Given material ::
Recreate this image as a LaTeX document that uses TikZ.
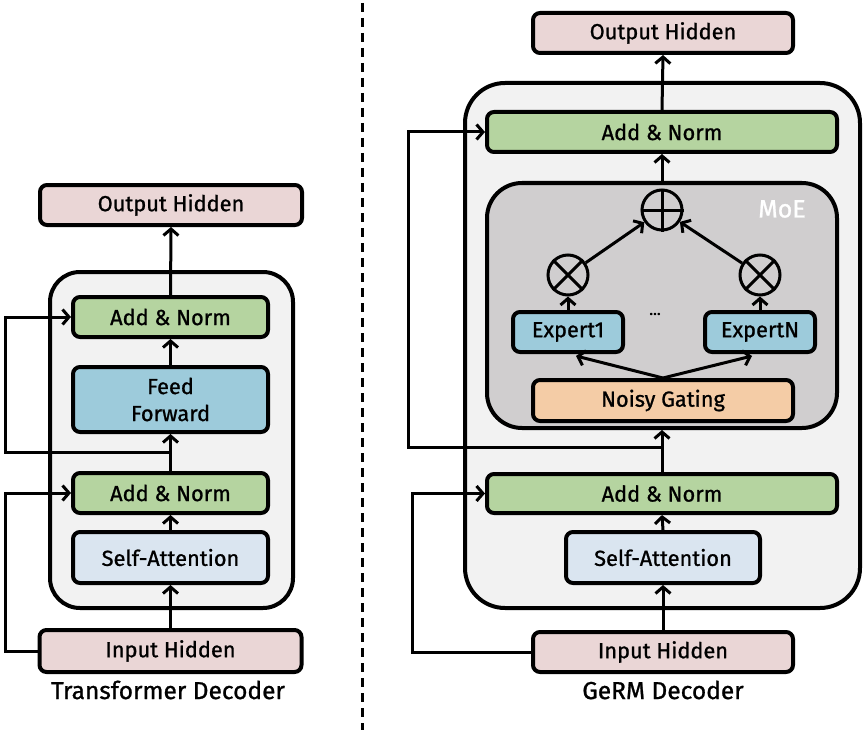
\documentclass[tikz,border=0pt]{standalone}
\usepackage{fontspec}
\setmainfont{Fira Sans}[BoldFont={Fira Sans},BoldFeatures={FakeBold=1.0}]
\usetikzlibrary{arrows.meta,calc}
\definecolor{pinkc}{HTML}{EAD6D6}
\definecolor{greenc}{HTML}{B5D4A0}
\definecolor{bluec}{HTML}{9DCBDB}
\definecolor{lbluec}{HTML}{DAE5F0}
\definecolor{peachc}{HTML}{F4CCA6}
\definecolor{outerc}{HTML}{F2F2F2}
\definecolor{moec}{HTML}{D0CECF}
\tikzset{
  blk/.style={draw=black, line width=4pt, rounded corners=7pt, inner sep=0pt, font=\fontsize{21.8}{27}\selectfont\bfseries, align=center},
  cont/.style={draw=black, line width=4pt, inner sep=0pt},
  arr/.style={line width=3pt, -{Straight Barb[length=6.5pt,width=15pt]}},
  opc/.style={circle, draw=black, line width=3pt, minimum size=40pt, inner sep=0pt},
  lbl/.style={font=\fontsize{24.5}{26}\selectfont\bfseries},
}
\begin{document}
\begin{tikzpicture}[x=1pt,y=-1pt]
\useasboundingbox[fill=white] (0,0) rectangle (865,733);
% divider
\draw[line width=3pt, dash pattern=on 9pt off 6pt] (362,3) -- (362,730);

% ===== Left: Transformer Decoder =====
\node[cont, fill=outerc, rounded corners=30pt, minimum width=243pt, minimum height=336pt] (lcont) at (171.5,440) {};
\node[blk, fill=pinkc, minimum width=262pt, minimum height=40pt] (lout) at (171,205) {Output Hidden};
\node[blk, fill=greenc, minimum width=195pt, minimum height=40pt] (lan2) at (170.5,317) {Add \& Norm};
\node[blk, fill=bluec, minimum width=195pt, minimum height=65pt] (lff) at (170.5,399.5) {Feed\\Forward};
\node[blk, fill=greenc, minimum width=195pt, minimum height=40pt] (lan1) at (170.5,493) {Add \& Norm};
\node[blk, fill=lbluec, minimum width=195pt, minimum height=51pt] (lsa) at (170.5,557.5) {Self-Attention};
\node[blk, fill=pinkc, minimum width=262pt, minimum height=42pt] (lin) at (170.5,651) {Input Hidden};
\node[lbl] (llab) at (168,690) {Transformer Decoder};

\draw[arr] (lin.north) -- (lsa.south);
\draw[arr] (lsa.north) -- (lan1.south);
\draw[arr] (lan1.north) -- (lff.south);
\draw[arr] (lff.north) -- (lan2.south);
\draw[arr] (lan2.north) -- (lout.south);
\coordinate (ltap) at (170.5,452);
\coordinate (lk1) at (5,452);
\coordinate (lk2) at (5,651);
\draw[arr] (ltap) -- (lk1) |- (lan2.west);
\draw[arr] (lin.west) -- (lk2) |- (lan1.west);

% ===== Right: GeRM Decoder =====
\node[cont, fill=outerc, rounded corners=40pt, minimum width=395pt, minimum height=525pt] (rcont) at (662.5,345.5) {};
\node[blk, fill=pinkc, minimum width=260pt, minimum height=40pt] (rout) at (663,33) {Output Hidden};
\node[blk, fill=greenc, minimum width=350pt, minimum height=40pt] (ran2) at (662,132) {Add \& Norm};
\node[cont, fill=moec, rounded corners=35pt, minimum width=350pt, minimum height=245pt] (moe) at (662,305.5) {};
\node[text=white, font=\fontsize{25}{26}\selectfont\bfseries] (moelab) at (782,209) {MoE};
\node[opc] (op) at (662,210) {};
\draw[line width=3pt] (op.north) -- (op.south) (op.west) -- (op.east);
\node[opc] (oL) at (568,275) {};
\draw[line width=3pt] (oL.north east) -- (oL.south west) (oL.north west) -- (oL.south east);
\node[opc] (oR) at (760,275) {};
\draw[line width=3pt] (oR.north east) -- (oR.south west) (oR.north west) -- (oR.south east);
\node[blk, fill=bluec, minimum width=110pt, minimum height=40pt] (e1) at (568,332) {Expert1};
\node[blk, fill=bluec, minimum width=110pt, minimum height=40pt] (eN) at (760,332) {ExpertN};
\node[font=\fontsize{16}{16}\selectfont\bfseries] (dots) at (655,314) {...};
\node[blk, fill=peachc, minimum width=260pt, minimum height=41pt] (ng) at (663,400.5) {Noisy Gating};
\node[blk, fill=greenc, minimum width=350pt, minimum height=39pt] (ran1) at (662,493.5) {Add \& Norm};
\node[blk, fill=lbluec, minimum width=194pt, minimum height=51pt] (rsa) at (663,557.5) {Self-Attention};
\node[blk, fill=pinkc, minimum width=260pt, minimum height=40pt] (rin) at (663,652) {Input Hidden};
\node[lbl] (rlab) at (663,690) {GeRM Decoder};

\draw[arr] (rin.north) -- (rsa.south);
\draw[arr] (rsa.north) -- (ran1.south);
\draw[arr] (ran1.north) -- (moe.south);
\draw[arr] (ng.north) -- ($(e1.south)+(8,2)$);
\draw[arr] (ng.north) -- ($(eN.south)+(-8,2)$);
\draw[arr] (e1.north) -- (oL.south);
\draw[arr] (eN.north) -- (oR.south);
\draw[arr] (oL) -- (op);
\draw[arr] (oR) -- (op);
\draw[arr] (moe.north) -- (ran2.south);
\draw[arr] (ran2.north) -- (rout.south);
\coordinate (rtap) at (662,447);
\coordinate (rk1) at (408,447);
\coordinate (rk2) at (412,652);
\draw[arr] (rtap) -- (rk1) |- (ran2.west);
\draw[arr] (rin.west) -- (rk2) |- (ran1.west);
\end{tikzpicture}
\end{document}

Task details ::
Reproduce the material above in full, exactly, with no images.

Result ::
Recreate this image as a LaTeX document that uses TikZ.
\documentclass[tikz,border=0pt]{standalone}
\usepackage{fontspec}
\setmainfont{Fira Sans}[BoldFont={Fira Sans},BoldFeatures={FakeBold=1.0}]
\usetikzlibrary{arrows.meta,calc}
\definecolor{pinkc}{HTML}{EAD6D6}
\definecolor{greenc}{HTML}{B5D4A0}
\definecolor{bluec}{HTML}{9DCBDB}
\definecolor{lbluec}{HTML}{DAE5F0}
\definecolor{peachc}{HTML}{F4CCA6}
\definecolor{outerc}{HTML}{F2F2F2}
\definecolor{moec}{HTML}{D0CECF}
\tikzset{
  blk/.style={draw=black, line width=4pt, rounded corners=7pt, inner sep=0pt, font=\fontsize{21.8}{27}\selectfont\bfseries, align=center},
  cont/.style={draw=black, line width=4pt, inner sep=0pt},
  arr/.style={line width=3pt, -{Straight Barb[length=6.5pt,width=15pt]}},
  opc/.style={circle, draw=black, line width=3pt, minimum size=40pt, inner sep=0pt},
  lbl/.style={font=\fontsize{24.5}{26}\selectfont\bfseries},
}
\begin{document}
\begin{tikzpicture}[x=1pt,y=-1pt]
\useasboundingbox[fill=white] (0,0) rectangle (865,733);
% divider
\draw[line width=3pt, dash pattern=on 9pt off 6pt] (362,3) -- (362,730);

% ===== Left: Transformer Decoder =====
\node[cont, fill=outerc, rounded corners=30pt, minimum width=243pt, minimum height=336pt] (lcont) at (171.5,440) {};
\node[blk, fill=pinkc, minimum width=262pt, minimum height=40pt] (lout) at (171,205) {Output Hidden};
\node[blk, fill=greenc, minimum width=195pt, minimum height=40pt] (lan2) at (170.5,317) {Add \& Norm};
\node[blk, fill=bluec, minimum width=195pt, minimum height=65pt] (lff) at (170.5,399.5) {Feed\\Forward};
\node[blk, fill=greenc, minimum width=195pt, minimum height=40pt] (lan1) at (170.5,493) {Add \& Norm};
\node[blk, fill=lbluec, minimum width=195pt, minimum height=51pt] (lsa) at (170.5,557.5) {Self-Attention};
\node[blk, fill=pinkc, minimum width=262pt, minimum height=42pt] (lin) at (170.5,651) {Input Hidden};
\node[lbl] (llab) at (168,690) {Transformer Decoder};

\draw[arr] (lin.north) -- (lsa.south);
\draw[arr] (lsa.north) -- (lan1.south);
\draw[arr] (lan1.north) -- (lff.south);
\draw[arr] (lff.north) -- (lan2.south);
\draw[arr] (lan2.north) -- (lout.south);
\coordinate (ltap) at (170.5,452);
\coordinate (lk1) at (5,452);
\coordinate (lk2) at (5,651);
\draw[arr] (ltap) -- (lk1) |- (lan2.west);
\draw[arr] (lin.west) -- (lk2) |- (lan1.west);

% ===== Right: GeRM Decoder =====
\node[cont, fill=outerc, rounded corners=40pt, minimum width=395pt, minimum height=525pt] (rcont) at (662.5,345.5) {};
\node[blk, fill=pinkc, minimum width=260pt, minimum height=40pt] (rout) at (663,33) {Output Hidden};
\node[blk, fill=greenc, minimum width=350pt, minimum height=40pt] (ran2) at (662,132) {Add \& Norm};
\node[cont, fill=moec, rounded corners=35pt, minimum width=350pt, minimum height=245pt] (moe) at (662,305.5) {};
\node[text=white, font=\fontsize{25}{26}\selectfont\bfseries] (moelab) at (782,209) {MoE};
\node[opc] (op) at (662,210) {};
\draw[line width=3pt] (op.north) -- (op.south) (op.west) -- (op.east);
\node[opc] (oL) at (568,275) {};
\draw[line width=3pt] (oL.north east) -- (oL.south west) (oL.north west) -- (oL.south east);
\node[opc] (oR) at (760,275) {};
\draw[line width=3pt] (oR.north east) -- (oR.south west) (oR.north west) -- (oR.south east);
\node[blk, fill=bluec, minimum width=110pt, minimum height=40pt] (e1) at (568,332) {Expert1};
\node[blk, fill=bluec, minimum width=110pt, minimum height=40pt] (eN) at (760,332) {ExpertN};
\node[font=\fontsize{16}{16}\selectfont\bfseries] (dots) at (655,314) {...};
\node[blk, fill=peachc, minimum width=260pt, minimum height=41pt] (ng) at (663,400.5) {Noisy Gating};
\node[blk, fill=greenc, minimum width=350pt, minimum height=39pt] (ran1) at (662,493.5) {Add \& Norm};
\node[blk, fill=lbluec, minimum width=194pt, minimum height=51pt] (rsa) at (663,557.5) {Self-Attention};
\node[blk, fill=pinkc, minimum width=260pt, minimum height=40pt] (rin) at (663,652) {Input Hidden};
\node[lbl] (rlab) at (663,690) {GeRM Decoder};

\draw[arr] (rin.north) -- (rsa.south);
\draw[arr] (rsa.north) -- (ran1.south);
\draw[arr] (ran1.north) -- (moe.south);
\draw[arr] (ng.north) -- ($(e1.south)+(8,2)$);
\draw[arr] (ng.north) -- ($(eN.south)+(-8,2)$);
\draw[arr] (e1.north) -- (oL.south);
\draw[arr] (eN.north) -- (oR.south);
\draw[arr] (oL) -- (op);
\draw[arr] (oR) -- (op);
\draw[arr] (moe.north) -- (ran2.south);
\draw[arr] (ran2.north) -- (rout.south);
\coordinate (rtap) at (662,447);
\coordinate (rk1) at (408,447);
\coordinate (rk2) at (412,652);
\draw[arr] (rtap) -- (rk1) |- (ran2.west);
\draw[arr] (rin.west) -- (rk2) |- (ran1.west);
\end{tikzpicture}
\end{document}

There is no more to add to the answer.